Kapolres menjelaskan, ada slip of tongue alias salah memberikan pernyataan oleh Kasatreskrim Polres Bekasi, AKBP Jairus Saragih atas kasus ini.
Ia pun meminta maaf atas kekhilafan seraya mengatakan ia bertanggung jawab atas apa yang terjadi dengan jajarannya.
Menurut Indarto, awalnya kasus ini sumir.
Pasalnya, baik korban maupun pelaku sama-sama terluka.
Setelah mendapat perawatan di rumah sakit berbeda, keduanya mengaku sebagai korban begal alias perampokan yang disertai dengan kekerasan.

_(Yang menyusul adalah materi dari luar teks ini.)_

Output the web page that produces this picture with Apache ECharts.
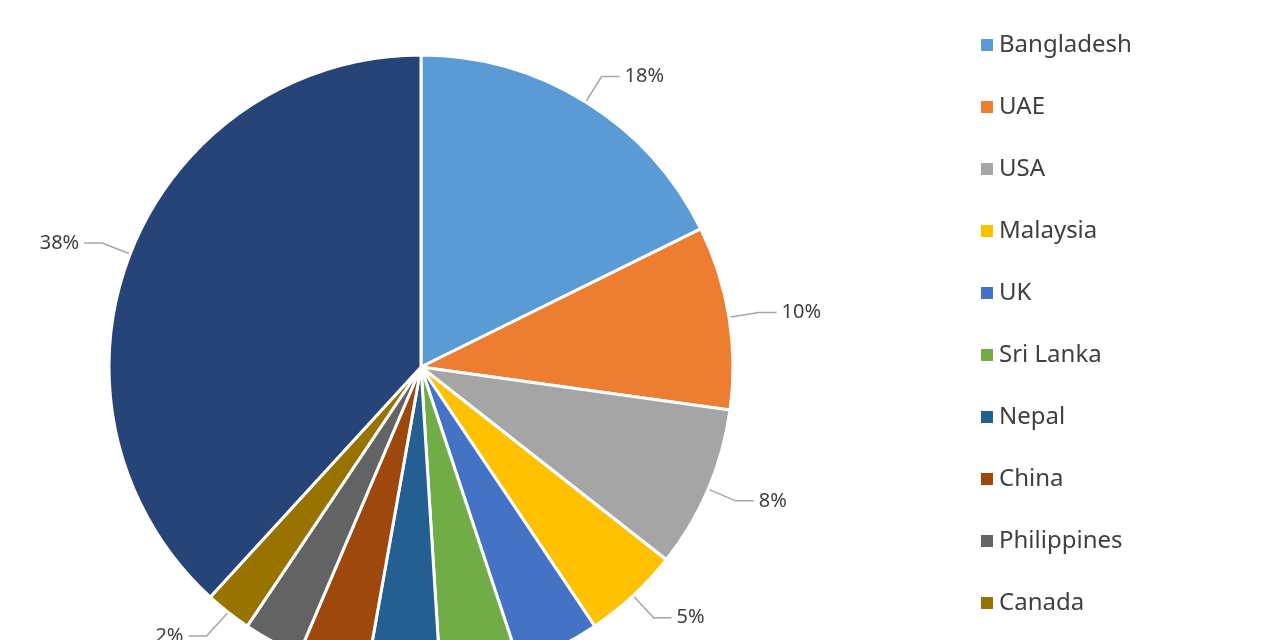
<!DOCTYPE html>
<html><head><meta charset="utf-8">
<script src="https://cdn.jsdelivr.net/npm/echarts@6/dist/echarts.min.js"></script>
<style>html,body{margin:0;padding:0;background:#fff;overflow:hidden}#c{width:1280px;height:760px}</style>
</head><body><div id="c"></div>
<script>
const categories = ["Bangladesh","UAE","USA","Malaysia","UK","Sri Lanka","Nepal","China","Philippines","Canada","Others"];
const values = [17.7, 9.5, 8.4, 5.0, 4.3, 4.1, 3.8, 3.6, 3.0, 2.4, 38.2];
const colors = ["#5B9BD5","#ED7D31","#A5A5A5","#FFC000","#4472C4","#70AD47","#255E91","#9E480E","#636363","#997300","#264478"];
const chart = echarts.init(document.getElementById('c'));
chart.setOption({
  animation:false,
  color: colors,
  legend:{orient:'vertical',left:974,top:28,height:740,itemWidth:14,itemHeight:14,itemGap:38,icon:'rect',
    textStyle:{fontSize:24,lineHeight:24,color:'#404040',fontFamily:'Noto Sans'},data:categories},
  series:[{type:'pie',center:[421,367],radius:[0,312],startAngle:90,clockwise:true,
    data:categories.map((n,i)=>({name:n,value:values[i]})),
    itemStyle:{borderColor:'#fff',borderWidth:3},
    label:{formatter:p=>Math.round(p.value)+'%',fontSize:20,color:'#404040',fontFamily:'Noto Sans'},
    labelLine:{length:30,length2:18,lineStyle:{color:'#A6A6A6',width:1.5}}
  }]
});
</script></body></html>
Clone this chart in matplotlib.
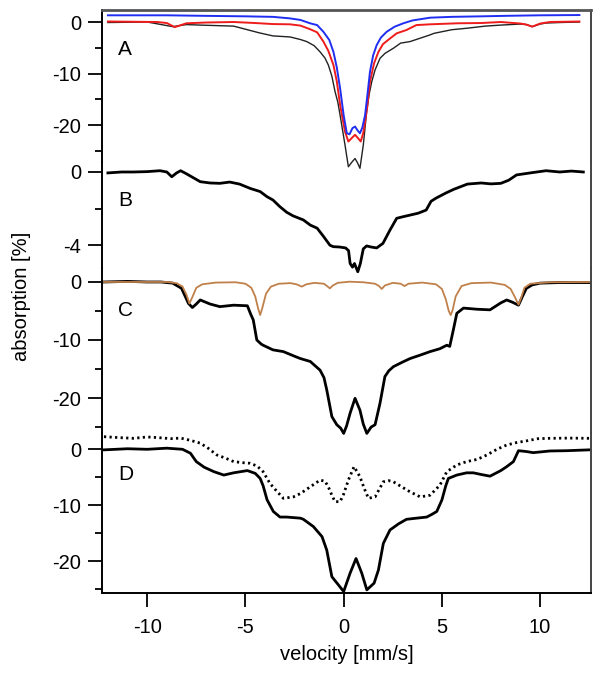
import matplotlib
matplotlib.use("Agg")
import matplotlib.pyplot as plt
from matplotlib.ticker import FixedLocator

plt.rcParams['font.family'] = ['Liberation Sans', 'DejaVu Sans']
plt.rcParams['axes.unicode_minus'] = False

# ---------------- data (velocity in mm/s, absorption in %) ----------------
A_blue_v = [-12.0, -9.0, -7.15, -5.0, -3.6, -2.73, -2.2, -1.71, -1.35, -1.03, -0.73, -0.52, -0.35, -0.18, 0.0,
            0.16, 0.3, 0.45, 0.58, 0.7, 0.83, 0.95, 1.09, 1.2, 1.34, 1.5, 1.68, 1.9, 2.19, 2.6, 3.04, 3.5, 4.4,
            5.5, 7.0, 8.3, 10.0, 12.0]
A_blue_y = [1.3, 1.3, 1.2, 1.1, 1.0, 0.7, 0.4, -0.25, -0.6, -1.9, -3.5, -5.8, -8.8, -12.9, -18.1,
            -21.6, -21.8, -20.6, -20.3, -21.0, -21.6, -20.5, -18.1, -14.5, -9.65, -6.5, -4.5, -3.0, -1.9, -0.9,
            -0.25, 0.3, 0.84, 1.0, 1.1, 1.2, 1.3, 1.35]

A_red_v = [-12.0, -9.5, -9.0, -8.6, -8.0, -7.0, -5.6, -4.5, -3.6, -2.73, -2.2, -1.71, -1.35, -1.03, -0.78,
           -0.52, -0.35, -0.18, 0.07, 0.24, 0.42, 0.58, 0.72, 0.87, 1.0, 1.09, 1.2, 1.34, 1.55, 1.77, 2.0, 2.36,
           2.7, 3.2, 3.7, 4.4, 5.8, 7.0, 8.0, 9.0, 9.3, 9.6, 10.0, 10.5, 12.0]
A_red_y = [0.1, 0.0, -0.2, -1.0, -0.25, -0.1, 0.0, -0.2, -0.4, -0.45, -0.7, -1.4, -2.0, -3.8, -5.6,
           -8.35, -11.5, -16.1, -21.3, -23.2, -22.5, -21.9, -22.5, -23.2, -21.5, -19.4, -16.5, -11.6, -8.0, -5.8,
           -4.3, -3.2, -2.2, -1.55, -0.6, -0.45, -0.25, -0.2, 0.0, -0.3, -0.5, -0.9, -0.3, 0.0, 0.1]

A_black_v = [-12.0, -10.0, -8.7, -8.0, -7.3, -5.6, -4.9, -4.3, -3.6, -2.73, -2.2, -1.88, -1.5, -1.2, -0.95,
             -0.78, -0.6, -0.44, -0.3, -0.18, 0.07, 0.24, 0.42, 0.58, 0.7, 0.83, 1.0, 1.17, 1.3, 1.43, 1.6,
             1.85, 2.1, 2.53, 2.9, 3.38, 4.4, 4.6, 5.5, 6.3, 7.2, 8.0, 9.0, 9.3, 9.6, 10.0, 10.3, 11.0, 12.0]
A_black_y = [-0.1, 0.0, -0.9, -0.5, -0.6, -0.8, -1.5, -2.1, -2.7, -2.9, -3.4, -3.8, -4.6, -5.8, -7.0,
             -8.35, -10.5, -13.5, -15.5, -18.1, -23.9, -28.1, -27.2, -26.5, -27.3, -28.4, -23.9, -17.4, -14.0,
             -11.6, -9.3, -7.05, -6.1, -5.1, -4.1, -3.8, -2.5, -2.2, -1.5, -1.2, -0.8, -0.6, -0.4, -0.5, -0.9,
             -0.4, -0.2, -0.1, 0.0]

B_v = [-12.0, -11.3, -10.7, -10.0, -9.35, -9.0, -8.75, -8.5, -8.3, -8.0, -7.3, -6.8, -6.3, -5.8, -5.3, -4.75,
       -4.25, -3.9, -3.6, -3.24, -2.9, -2.57, -2.05, -1.7, -1.35, -1.04, -0.7, -0.53, -0.2, 0.1, 0.25, 0.33,
       0.45, 0.55, 0.72, 0.85, 1.0, 1.17, 1.4, 1.68, 2.0, 2.36, 2.7, 3.0, 3.4, 3.8, 4.2, 4.45, 4.7, 5.2, 5.6,
       6.3, 7.0, 7.5, 8.0, 8.4, 8.8, 9.5, 10.3, 11.0, 11.6, 12.2]
B_y = [-0.05, 0.0, 0.0, 0.02, 0.07, 0.0, -0.26, -0.05, 0.07, -0.1, -0.53, -0.6, -0.62, -0.55, -0.66, -0.9,
       -1.07, -1.35, -1.53, -1.9, -2.2, -2.4, -2.62, -2.9, -3.07, -3.5, -4.0, -4.08, -4.1, -4.15, -4.3, -5.0,
       -5.2, -5.0, -5.45, -5.0, -4.2, -4.04, -4.1, -4.15, -3.9, -3.17, -2.53, -2.45, -2.35, -2.25, -2.08, -1.6,
       -1.43, -1.15, -0.95, -0.66, -0.6, -0.65, -0.62, -0.45, -0.16, -0.05, 0.07, 0.0, 0.05, 0.0]

C_black_v = [-12.2, -11.0, -10.0, -9.3, -8.7, -8.25, -7.9, -7.7, -7.5, -7.3, -6.8, -6.3, -5.6, -4.9, -4.75,
             -4.6, -4.42, -4.2, -4.1, -3.6, -3.07, -2.5, -2.2, -1.7, -1.2, -1.0, -0.86, -0.6, -0.35, -0.15, 0.0,
             0.15, 0.33, 0.58, 0.83, 1.0, 1.18, 1.4, 1.6, 1.85, 2.1, 2.3, 2.53, 3.0, 3.38, 3.9, 4.4, 4.9, 5.25,
             5.4, 5.58, 5.76, 6.1, 6.8, 7.45, 8.0, 8.3, 8.6, 8.9, 9.1, 9.3, 9.6, 10.0, 11.0, 12.5]
C_black_y = [0.0, 0.1, 0.0, 0.0, -0.2, -1.1, -3.7, -4.4, -3.8, -3.1, -3.8, -4.25, -4.0, -4.1, -5.4,
             -6.55, -10.0, -10.7, -10.9, -11.7, -12.0, -12.8, -13.2, -13.7, -15.2, -16.5, -18.6, -23.2, -24.6,
             -25.2, -26.1, -24.8, -22.6, -20.05, -22.1, -24.5, -26.1, -25.0, -24.6, -20.9, -16.3, -15.3, -14.6,
             -13.8, -13.2, -12.6, -12.0, -11.5, -10.9, -11.1, -8.3, -5.4, -4.5, -4.7, -4.8, -3.6, -3.1, -3.5,
             -4.0, -2.5, -1.1, -0.5, -0.2, -0.1, -0.1]

C_fit_v = [-12.2, -9.0, -8.5, -8.2, -8.0, -7.85, -7.7, -7.5, -7.2, -6.5, -5.5, -5.0, -4.7, -4.5, -4.35, -4.25,
           -4.15, -3.95, -3.7, -3.3, -2.7, -2.4, -2.13, -1.9, -1.5, -1.0, -0.85, -0.7, -0.55, -0.3, 0.3, 1.0,
           1.6, 1.8, 1.94, 2.1, 2.5, 2.9, 3.1, 3.3, 4.0, 4.7, 5.0, 5.2, 5.35, 5.45, 5.55, 5.7, 6.0, 6.5, 7.5,
           8.2, 8.5, 8.7, 8.9, 9.05, 9.2, 9.5, 10.5, 12.5]
C_fit_y = [0.0, 0.0, -0.2, -0.8, -2.2, -3.7, -2.6, -1.0, -0.4, -0.1, -0.05, -0.3, -1.0, -2.5, -4.6, -5.7,
           -4.6, -2.0, -0.8, -0.3, -0.2, -0.4, -0.8, -0.4, -0.15, -0.3, -0.7, -1.1, -0.6, -0.15, 0.05, -0.05,
           -0.3, -0.7, -1.2, -0.6, -0.15, -0.3, -0.7, -0.3, -0.1, -0.4, -1.2, -3.0, -5.0, -5.7, -4.8, -2.5,
           -0.7, -0.2, -0.1, -0.5, -1.2, -2.5, -3.9, -2.6, -1.0, -0.3, -0.05, 0.0]

D_solid_v = [-12.2, -11.0, -10.0, -9.0, -8.2, -7.8, -7.5, -7.1, -6.6, -6.1, -5.6, -4.9, -4.5, -4.25, -4.1,
             -3.9, -3.58, -3.24, -2.9, -2.2, -2.05, -1.54, -1.1, -0.86, -0.6, -0.27, 0.0, 0.33, 0.63, 0.92,
             1.18, 1.55, 1.77, 2.02, 2.36, 2.8, 3.2, 3.7, 4.23, 4.5, 4.74, 5.0, 5.2, 5.33, 5.76, 6.26, 6.6,
             7.0, 7.45, 8.0, 8.3, 8.64, 8.9, 9.3, 9.65, 10.5, 11.35, 12.5]
D_solid_y = [-0.1, 0.1, 0.0, 0.2, 0.0, -0.7, -2.2, -3.2, -4.0, -4.6, -4.2, -3.8, -4.3, -5.2, -6.5,
             -9.0, -11.1, -12.1, -12.1, -12.3, -12.5, -13.8, -15.6, -18.0, -22.75, -24.2, -25.4, -22.1, -19.5,
             -22.1, -25.1, -23.9, -21.55, -16.8, -14.4, -13.3, -12.5, -12.3, -12.1, -11.6, -11.1, -9.05, -6.5,
             -5.2, -4.6, -4.2, -4.2, -4.5, -4.8, -3.8, -3.1, -2.2, -0.25, -0.4, -0.6, -0.3, -0.25, -0.1]

D_dot_v = [-12.2, -11.5, -10.7, -10.0, -9.5, -8.8, -8.3, -7.8, -7.3, -6.9, -6.46, -6.0, -5.6, -5.1, -4.76,
           -4.4, -4.1, -3.75, -3.4, -3.07, -2.56, -2.2, -1.7, -1.2, -0.95, -0.78, -0.6, -0.44, -0.18, 0.0,
           0.24, 0.53, 0.83, 1.05, 1.26, 1.6, 2.02, 2.3, 2.53, 3.0, 3.38, 3.9, 4.4, 4.9, 5.25, 5.76, 6.26,
           6.8, 7.3, 7.8, 8.3, 8.8, 9.3, 9.9, 10.5, 11.5, 12.5]
D_dot_y = [2.25, 2.1, 1.96, 2.2, 2.1, 1.9, 2.0, 1.6, 1.1, 0.2, -1.0, -1.6, -2.2, -2.4, -2.5,
           -3.0, -4.0, -6.1, -7.5, -8.75, -8.5, -7.9, -6.7, -5.5, -5.7, -6.7, -8.2, -9.35, -9.35, -8.0,
           -5.5, -3.1, -4.9, -7.0, -8.75, -8.5, -5.8, -5.6, -5.8, -6.8, -7.6, -8.5, -8.2, -6.4, -4.0, -2.8,
           -2.2, -1.8, -1.0, 0.0, 0.77, 1.2, 1.5, 1.9, 1.96, 2.0, 1.96]

panel_labels = ['A', 'B', 'C', 'D']
x_ticks = [-10, -5, 0, 5, 10]

# ---------------- layout ----------------
W_PX, H_PX = 604, 681
fig = plt.figure(figsize=(W_PX / 100, H_PX / 100), dpi=100)
L_PX, R_PX = 102, 591
panels_px = [(10, 162), (162, 268), (268, 433), (433, 593)]
ylims = [(-27.18, 2.33), (-5.246, 0.546), (-26.03, 2.41), (-25.66, 2.91)]
major = [[0, -10, -20], [0, -4], [0, -10, -20], [0, -10, -20]]
minor = [[-5, -15, -25], [-2], [-5, -15, -25], [-5, -15, -25]]
letter_y = [0.737, 0.64, 0.745, 0.7375]
FS = 14.5

axes = []
for i, (t, b) in enumerate(panels_px):
    ax = fig.add_axes([L_PX / W_PX, 1 - b / H_PX, (R_PX - L_PX) / W_PX, (b - t) / H_PX])
    ax.patch.set_visible(False)
    ax.set_xlim(-12.3, 12.59)
    ax.set_ylim(*ylims[i])
    ax.yaxis.set_major_locator(FixedLocator(major[i]))
    ax.yaxis.set_minor_locator(FixedLocator(minor[i]))
    ax.tick_params(axis='y', which='major', direction='out', length=10, width=1.3, pad=5, labelsize=FS)
    ax.tick_params(axis='y', which='minor', direction='out', length=5, width=1.3)
    for s in ['top', 'bottom', 'left', 'right']:
        ax.spines[s].set_visible(False)
    ax.spines['left'].set_visible(True)
    ax.spines['left'].set_linewidth(1.4)
    ax.spines['right'].set_visible(True)
    ax.spines['right'].set_linewidth(1.4)
    ax.spines['right'].set_color('#444444')
    ax.text(0.033, letter_y[i], panel_labels[i], transform=ax.transAxes, fontsize=FS + 0.5,
            ha='left', va='center')
    if i < 3:
        ax.tick_params(axis='x', which='both', bottom=False, labelbottom=False)
    axes.append(ax)

axes[0].spines['top'].set_visible(True)
axes[0].spines['top'].set_linewidth(2.0)
axes[0].spines['top'].set_color('#555555')
axD = axes[3]
axD.spines['bottom'].set_visible(True)
axD.spines['bottom'].set_linewidth(1.4)
axD.set_xticks(x_ticks)
axD.set_xticklabels([str(v) for v in x_ticks])
axD.tick_params(axis='x', direction='out', length=10, width=1.3, pad=8, labelsize=FS)
axD.set_xlabel('velocity [mm/s]', fontsize=FS, labelpad=6)

fig.text(22 / W_PX, 1 - 296 / H_PX, 'absorption [%]', rotation=90, fontsize=FS, ha='center', va='center')

# ---------------- curves ----------------
axA, axB, axC, _ = axes
axA.plot(A_black_v, A_black_y, color='#222222', lw=1.0, clip_on=False)
axA.plot(A_red_v, A_red_y, color='#ee1c1c', lw=1.4, clip_on=False)
axA.plot(A_blue_v, A_blue_y, color='#1f2ef0', lw=1.4, clip_on=False)

axB.plot(B_v, B_y, color='black', lw=2.0, clip_on=False)

axC.plot(C_black_v, C_black_y, color='black', lw=2.0, clip_on=False)
axC.plot(C_fit_v, C_fit_y, color='#c0804a', lw=1.3, clip_on=False)

axD.plot(D_solid_v, D_solid_y, color='black', lw=2.0, clip_on=False)
axD.plot(D_dot_v, D_dot_y, color='black', lw=2.0, linestyle=(0, (0.8, 1.2)), clip_on=False)

fig.savefig('out.png', dpi=100, facecolor='white')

Bila Irfan pada akhirnya diberi penghargaan karena tindakannya dianggap membantu polisi memberantas kejahatan, lain halnya dengan ZA.
ZA justru menghadapi persidangan di Pengadilan Negeri (PN) Kepanjen, Kabupaten Malang.
Dalam menghadapi proses sidang, ZA selalu tampil dengan memakai seragam sekolah.
Pun dengan teman dekatnya, V yang kemarin memberikan kesaksian.
Kini proses sidang ZA telah sampai di dua tahapan terakhir, yaitu pembacaan pledoi alias pembelaan oleh terdakwa, Rabu (22/1/2020).
Sementara Kamis (23/1/2020), ZA akan menghadapi sidang putusan.
Apakah ia akan diputus bebas atau divonis sesuai dengan tuntutan dari jaksa.
Sebelumnya dalam sidang pembacaan tuntutan, jaksa menuntut ZA dengan hukuman pembinaan selama satu tahun di Lembaga Kesejahteraan Sosial Anak (LKSA) Darul Aitam.
“Dia dituntut satu tahun harus ditaruh di Lembaga Kesejahteraan Sosial Anak di Darul Aitam, Wajak."
"Ini yang tadi disampaikan oleh jaksanya,” kata Ketua Tim Pengacara ZA, Bhakti Reza Hidayat.
Bhakti menyampaikan, Pasal 340 KUHP tentang Pembunuhan Berencana yang didakwakan terhadap ZA tidak bisa dibuktikan.
Begitu juga dengan Pasal 338 KUHP tentang Pembunuhan.
Dalam pembacaan tuntutan itu, jaksa hendak membuktikan Pasal 351 KUHP tentang Penganiayaan yang menyebabkan kematian.
Dalam dakwaan, ketiga pasal itu disebutkan secara berurutan dengan sistem subsider.
“Pasal 340 terkait dengan Pembunuhan Berencana, disampaikan jaksa tidak terbukti."
"Pasal 338 juga tidak terbukti dalam proses persidangan ini. Tapi, jaksa ingin membuktikan Pasal 351 Ayat 3 ini, penganiayaan yang menyebabkan kematian,” ujar dia.
Diketahui, kasus ZA berawal saat ia dengan teman dekatnya, V berada di area ladang tebu daerah Gondanglegi, Kabupaten Malang.
Mereka didatangi Misnan bersama teman-temannya.
Misnan hendak membegal ZA dan mengancam akan memperkosa teman dekat ZA.
Karena kondisinya yang terancam, ZA lantas mengambil pisau dan menusukkannya ke dada Misnan.
Teman-teman Misnan kabur dan Misnan ditemukan meninggal keesokan harinya di ladang tebu.